Cartaya has some swing and miss in his game; his strikeout rate last season was 26.7%. This isn’t a terrible rate, but digging in a little deeper, you see that his zone contact percentage was sub 80% (79.3%) which is not ideal for sustained success. His swing decisions are good as he chased pitches outside of the zone just 25.5% of the time while putting up a 14.1% walk rate. He has a short swing which is focused on hitting the ball on the barrel and has the potential to reach his above average, future value hit tool.
For a big, strong catcher (listed at 6’3 and 219 lbs) his exit velocities are fairly pedestrian. His 90th percentile EV is 103.6 mph while his Average EV is 88.1 mph. For perspective, these exit velocities would both rank in 30th percentile for major league hitters. A couple of things to keep in mind here is that Cartaya is still just 21 years old and will be for the entire 2023 season.

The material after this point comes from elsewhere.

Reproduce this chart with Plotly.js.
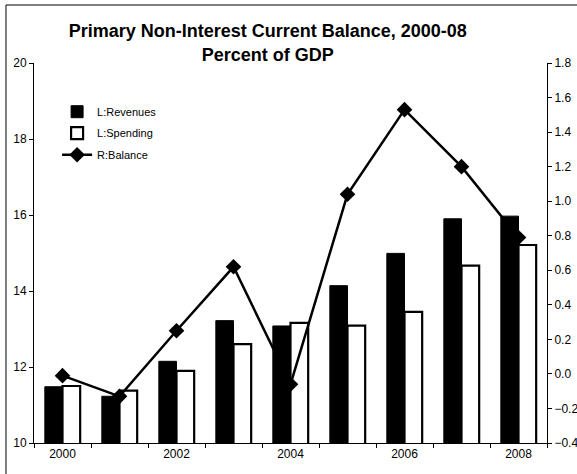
<!DOCTYPE html>
<html>
<head>
<meta charset="utf-8">
<script src="https://cdn.plot.ly/plotly-3.0.1.min.js"></script>
<style>html,body{margin:0;padding:0;background:#fff;}#chart{width:577px;height:474px;}</style>
</head>
<body>
<div id="chart"></div>
<script>
const years = [2000, 2001, 2002, 2003, 2004, 2005, 2006, 2007, 2008];
const revenues = [11.48, 11.23, 12.15, 13.22, 13.08, 14.14, 14.99, 15.90, 15.97];
const spending = [11.50, 11.38, 11.90, 12.60, 13.16, 13.09, 13.45, 14.67, 15.21];
const balance = [-0.01, -0.13, 0.25, 0.62, -0.06, 1.04, 1.53, 1.20, 0.79];
const xTickVals = [2000, 2002, 2004, 2006, 2008];
const xTickText = ['2000', '2002', '2004', '2006', '2008'];
const leftTicks = [10, 12, 14, 16, 18, 20];
const rightTicks = [-0.4, -0.2, 0.0, 0.2, 0.4, 0.6, 0.8, 1.0, 1.2, 1.4, 1.6, 1.8];

const FONT = 'Arial, "Liberation Sans", sans-serif';

const traces = [
  {type: 'bar', name: 'L:Revenues', legendgroup: 'a', x: years, y: revenues, xaxis: 'x', yaxis: 'y',
   marker: {color: '#000000', line: {color: '#000000', width: 1}}},
  {type: 'bar', name: 'L:Spending', legendgroup: 'b', x: years, y: spending, xaxis: 'x', yaxis: 'y',
   marker: {color: '#ffffff', line: {color: '#000000', width: 2.2}}},
  {type: 'scatter', mode: 'lines+markers', name: 'R:Balance', legendgroup: 'c', x: years, y: balance,
   xaxis: 'x', yaxis: 'y2',
   line: {color: '#000000', width: 2.5},
   marker: {symbol: 'diamond', size: 12, color: '#000000'}}
];

const layout = {
  width: 577, height: 474,
  paper_bgcolor: '#ffffff', plot_bgcolor: '#ffffff',
  margin: {l: 34, r: 30, t: 63, b: 31, pad: 0},
  font: {family: FONT, size: 12, color: '#000000'},
  title: {text: 'Primary Non-Interest Current Balance, 2000-08<br>Percent of GDP',
          font: {family: FONT, size: 18, color: '#000000', weight: 'bold'},
          x: 0.464, xref: 'container', xanchor: 'center', y: 0.921, yref: 'container', yanchor: 'top'},
  barmode: 'group', bargap: 0.38, bargroupgap: 0,
  showlegend: true,
  legend: {x: 0.045, y: 0.91, xanchor: 'left', yanchor: 'top', bgcolor: 'rgba(0,0,0,0)',
           font: {family: FONT, size: 11, color: '#000000'}, tracegroupgap: 2.5, itemwidth: 30},
  xaxis: {range: [1999.5, 2008.5], tickmode: 'array', tickvals: xTickVals, ticktext: xTickText,
          ticks: '', showline: true, linecolor: '#000000', linewidth: 1, showgrid: false, zeroline: false,
          tickfont: {family: FONT, size: 12},
          minor: {tickmode: 'linear', tick0: 1999.5, dtick: 1, ticks: 'outside', ticklen: 4, tickwidth: 1, tickcolor: '#000000', showgrid: false}},
  xaxis2: {range: [1999.5, 2008.5], overlaying: 'x', anchor: 'y', showticklabels: false, showline: false,
           showgrid: false, zeroline: false, ticks: '', tickmode: 'array', tickvals: [],
           minor: {tickmode: 'linear', tick0: 1999.5, dtick: 1, ticks: 'inside', ticklen: 4, tickwidth: 1, tickcolor: '#000000', showgrid: false}},
  yaxis: {range: [10, 20], tickmode: 'array', tickvals: leftTicks, ticks: 'outside', ticklen: 4,
          tickcolor: '#000000', showline: true, linecolor: '#000000', linewidth: 1, showgrid: false,
          zeroline: false, tickfont: {family: FONT, size: 12}},
  yaxis3: {range: [10, 20], overlaying: 'y', side: 'left', anchor: 'x', tickmode: 'array', tickvals: leftTicks,
           ticks: 'inside', ticklen: 4, tickcolor: '#000000', showticklabels: false, showline: false,
           showgrid: false, zeroline: false},
  yaxis2: {range: [-0.4, 1.8], overlaying: 'y', side: 'right', anchor: 'x', tickmode: 'array',
           tickvals: rightTicks, tickformat: '.1f', ticks: 'outside', ticklen: 4, tickcolor: '#000000',
           showline: true, linecolor: '#000000', linewidth: 1, showgrid: false, zeroline: false,
           tickfont: {family: FONT, size: 12}},
  yaxis4: {range: [-0.4, 1.8], overlaying: 'y', side: 'right', anchor: 'x', tickmode: 'array',
           tickvals: rightTicks, ticks: 'inside', ticklen: 4, tickcolor: '#000000', showticklabels: false,
           showline: false, showgrid: false, zeroline: false},
  shapes: [{type: 'rect', xref: 'paper', yref: 'paper', x0: -0.0546, x1: 1.07, y0: -0.1, y1: 1.1526,
            line: {color: '#000000', width: 1}, fillcolor: 'rgba(0,0,0,0)', layer: 'above'}]
};

Plotly.newPlot('chart', traces, layout, {displayModeBar: false, staticPlot: true});
</script>
</body>
</html>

It is possible he could get a little stronger as he develops physically. Secondly, he should be able to tap into more of his plus power with some growth in his contact skills. If this growth takes place, and I think that it will, Cartaya’s exit velocities should increase in a big way. He also has no trouble lifting the ball to the pull side which will help him reach his power potential.
The Next Episode
Cartaya’s defense is a continued work in progress; he threw out just 19% of baserunners and had ten passed balls in 2022. His physical tools and high baseball IQ, combined with the Dodgers amazing player development, lead us to think these results will improve dramatically. He has also put in some work at first base this spring to help diversify his skills. Cartaya has always been a highly regarded prospect, and by all accounts, he is a calm, down-to-earth player who doesn’t let the pressure get to him. Cartaya will likely begin his 2023 season at AA Tulsa and with continued growth and success could advance in the system quickly.